▶ Exercise directions
Return, without pictures, the lines from the start of the data through the one that contains "fig = go.Figure()".

▶ Dataset content
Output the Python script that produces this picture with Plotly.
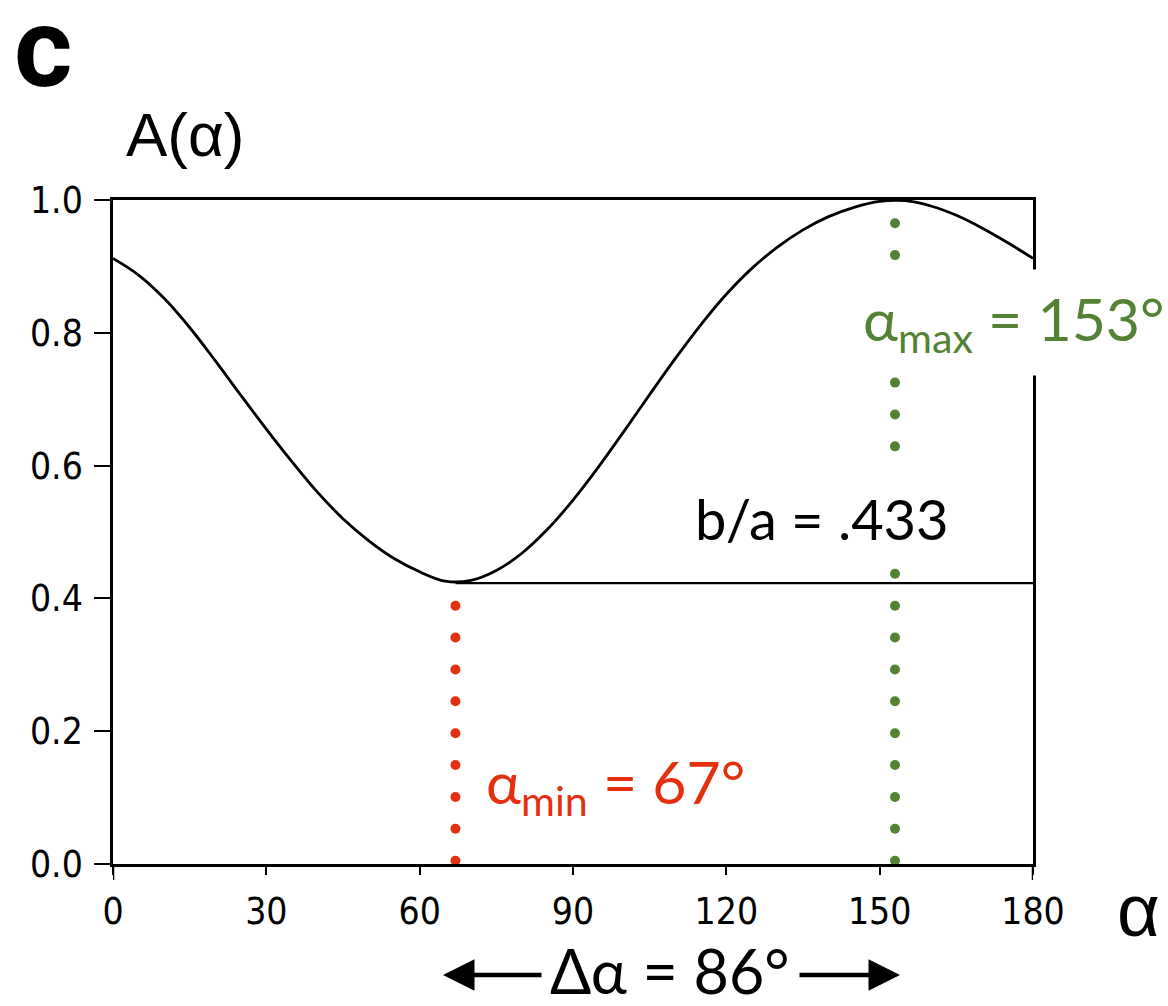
import plotly.graph_objects as go

# ---------------- data ----------------
alpha = [0, 5, 10, 15, 20, 25, 30, 35, 40, 45, 50, 55, 60, 65, 70, 75, 80, 85,
         90, 95, 100, 105, 110, 115, 120, 125, 130, 135, 140, 145, 150, 155,
         160, 165, 170, 175, 180]
A_values = [0.912, 0.887, 0.852, 0.808, 0.758, 0.706, 0.655, 0.606, 0.560, 0.520,
            0.487, 0.460, 0.440, 0.426, 0.427, 0.442, 0.468, 0.504,
            0.548, 0.598, 0.652, 0.707, 0.761, 0.812, 0.858, 0.897, 0.929, 0.955,
            0.975, 0.989, 0.998, 0.999, 0.991, 0.977, 0.958, 0.936, 0.912]

alpha_min = 67
alpha_max = 153
min_level = 0.423
ba_text = "b/a = .433"
delta_text = "Δα = 86°"

x_ticks = [0, 30, 60, 90, 120, 150, 180]
y_ticks = [0.0, 0.2, 0.4, 0.6, 0.8, 1.0]
y_ticktext = ["0.0", "0.2", "0.4", "0.6", "0.8", "1.0"]

# dotted marker levels (visible dots)
min_dots = [0.005, 0.053, 0.101, 0.149, 0.197, 0.245, 0.293, 0.341, 0.389]
max_dots = [0.005, 0.053, 0.101, 0.149, 0.197, 0.245, 0.293, 0.341, 0.389,
            0.437, 0.629, 0.677, 0.725, 0.917, 0.965]

RED = "#E4300F"
GREEN = "#548235"

# ---------------- layout helpers ----------------
L, R, T, B = 113, 1033, 200, 864
def px(p):
    return (p - L) / (R - L)
def py(p):
    return (B - p) / (B - T)

TICK_FONT = "DejaVu Sans Condensed, Liberation Sans Narrow, DejaVu Sans, sans-serif"
LABEL_FONT = "Lato, Open Sans, sans-serif"
HEL = "Liberation Sans, Arial, sans-serif"

fig = go.Figure()

fig.add_trace(go.Scatter(x=alpha, y=A_values, mode="lines",
                         line=dict(color="black", width=2.8, shape="spline"),
                         hoverinfo="skip", showlegend=False))

fig.add_trace(go.Scatter(x=[alpha_min, 180], y=[min_level, min_level], mode="lines",
                         line=dict(color="black", width=2.4),
                         hoverinfo="skip", showlegend=False))

fig.add_trace(go.Scatter(x=[alpha_min] * len(min_dots), y=min_dots, mode="markers",
                         marker=dict(color=RED, size=10), cliponaxis=False,
                         hoverinfo="skip", showlegend=False))
fig.add_trace(go.Scatter(x=[alpha_max] * len(max_dots), y=max_dots, mode="markers",
                         marker=dict(color=GREEN, size=10), cliponaxis=False,
                         hoverinfo="skip", showlegend=False))

annotations = [
    dict(text="<b>c</b>", xref="paper", yref="paper", x=px(12), y=py(47),
         xanchor="left", yanchor="middle", showarrow=False,
         font=dict(family="Roboto, Liberation Sans, sans-serif", size=112,
                   color="black", weight=900)),
    dict(text="A(α)", xref="paper", yref="paper", x=px(124), y=py(135),
         xanchor="left", yanchor="middle", showarrow=False,
         font=dict(family=HEL, size=62, color="black")),
    dict(text="α", xref="paper", yref="paper", x=px(1115), y=py(910),
         xanchor="left", yanchor="middle", showarrow=False,
         font=dict(family=HEL, size=74, color="black")),
    dict(text=ba_text, xref="paper", yref="paper", x=px(822), y=py(518),
         xanchor="center", yanchor="middle", showarrow=False,
         font=dict(family=LABEL_FONT, size=56, color="black")),
    dict(text="α<sub>max</sub> = 153°", xref="paper", yref="paper", x=px(849), y=py(322),
         xanchor="left", yanchor="middle", showarrow=False,
         bgcolor="white", borderpad=13,
         font=dict(family=LABEL_FONT, size=59, color=GREEN)),
    dict(text="α<sub>min</sub> = 67°", xref="paper", yref="paper", x=px(484), y=py(785),
         xanchor="left", yanchor="middle", showarrow=False,
         font=dict(family=LABEL_FONT, size=59, color=RED)),
    dict(text=delta_text, xref="paper", yref="paper", x=px(670), y=py(970),
         xanchor="center", yanchor="middle", showarrow=False,
         font=dict(family=LABEL_FONT, size=61, color="black")),
    # arrows
    dict(text="", xref="paper", yref="paper", x=px(443), y=py(975),
         ax=100, ay=0, axref="pixel", ayref="pixel", showarrow=True,
         arrowhead=2, arrowsize=1.4, arrowwidth=4.5, arrowcolor="black", standoff=0),
    dict(text="", xref="paper", yref="paper", x=px(900), y=py(975),
         ax=-102, ay=0, axref="pixel", ayref="pixel", showarrow=True,
         arrowhead=2, arrowsize=1.4, arrowwidth=4.5, arrowcolor="black", standoff=0),
]

shapes = [
    dict(type="line", xref="x", yref="paper", x0=0, x1=0, y0=0, y1=py(880),
         line=dict(color="black", width=2.5)),
    dict(type="line", xref="x", yref="paper", x0=180, x1=180, y0=0, y1=py(880),
         line=dict(color="black", width=2.5)),
]

fig.update_layout(
    width=1168, height=1006,
    margin=dict(l=L, r=1168 - R, t=T, b=1006 - B),
    paper_bgcolor="white", plot_bgcolor="white",
    annotations=annotations, shapes=shapes,
    xaxis=dict(range=[0, 180], tickvals=x_ticks, ticks="outside", ticklen=8,
               tickwidth=2, tickcolor="black", showline=True, linewidth=2.5,
               linecolor="black", mirror=True, showgrid=False, zeroline=False,
               tickfont=dict(family=TICK_FONT, size=37, color="black"),
               ticklabelstandoff=5),
    yaxis=dict(range=[0, 1], tickvals=y_ticks, ticktext=y_ticktext, ticks="outside",
               ticklen=16, tickwidth=2, tickcolor="black", showline=True,
               linewidth=2.5, linecolor="black", mirror=True, showgrid=False,
               zeroline=False,
               tickfont=dict(family=TICK_FONT, size=37, color="black"),
               ticklabelstandoff=4),
)

fig.write_html("out.html")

▶ Exercise response
Output the Python script that produces this picture with Plotly.
import plotly.graph_objects as go

# ---------------- data ----------------
alpha = [0, 5, 10, 15, 20, 25, 30, 35, 40, 45, 50, 55, 60, 65, 70, 75, 80, 85,
         90, 95, 100, 105, 110, 115, 120, 125, 130, 135, 140, 145, 150, 155,
         160, 165, 170, 175, 180]
A_values = [0.912, 0.887, 0.852, 0.808, 0.758, 0.706, 0.655, 0.606, 0.560, 0.520,
            0.487, 0.460, 0.440, 0.426, 0.427, 0.442, 0.468, 0.504,
            0.548, 0.598, 0.652, 0.707, 0.761, 0.812, 0.858, 0.897, 0.929, 0.955,
            0.975, 0.989, 0.998, 0.999, 0.991, 0.977, 0.958, 0.936, 0.912]

alpha_min = 67
alpha_max = 153
min_level = 0.423
ba_text = "b/a = .433"
delta_text = "Δα = 86°"

x_ticks = [0, 30, 60, 90, 120, 150, 180]
y_ticks = [0.0, 0.2, 0.4, 0.6, 0.8, 1.0]
y_ticktext = ["0.0", "0.2", "0.4", "0.6", "0.8", "1.0"]

# dotted marker levels (visible dots)
min_dots = [0.005, 0.053, 0.101, 0.149, 0.197, 0.245, 0.293, 0.341, 0.389]
max_dots = [0.005, 0.053, 0.101, 0.149, 0.197, 0.245, 0.293, 0.341, 0.389,
            0.437, 0.629, 0.677, 0.725, 0.917, 0.965]

RED = "#E4300F"
GREEN = "#548235"

# ---------------- layout helpers ----------------
L, R, T, B = 113, 1033, 200, 864
def px(p):
    return (p - L) / (R - L)
def py(p):
    return (B - p) / (B - T)

TICK_FONT = "DejaVu Sans Condensed, Liberation Sans Narrow, DejaVu Sans, sans-serif"
LABEL_FONT = "Lato, Open Sans, sans-serif"
HEL = "Liberation Sans, Arial, sans-serif"

fig = go.Figure()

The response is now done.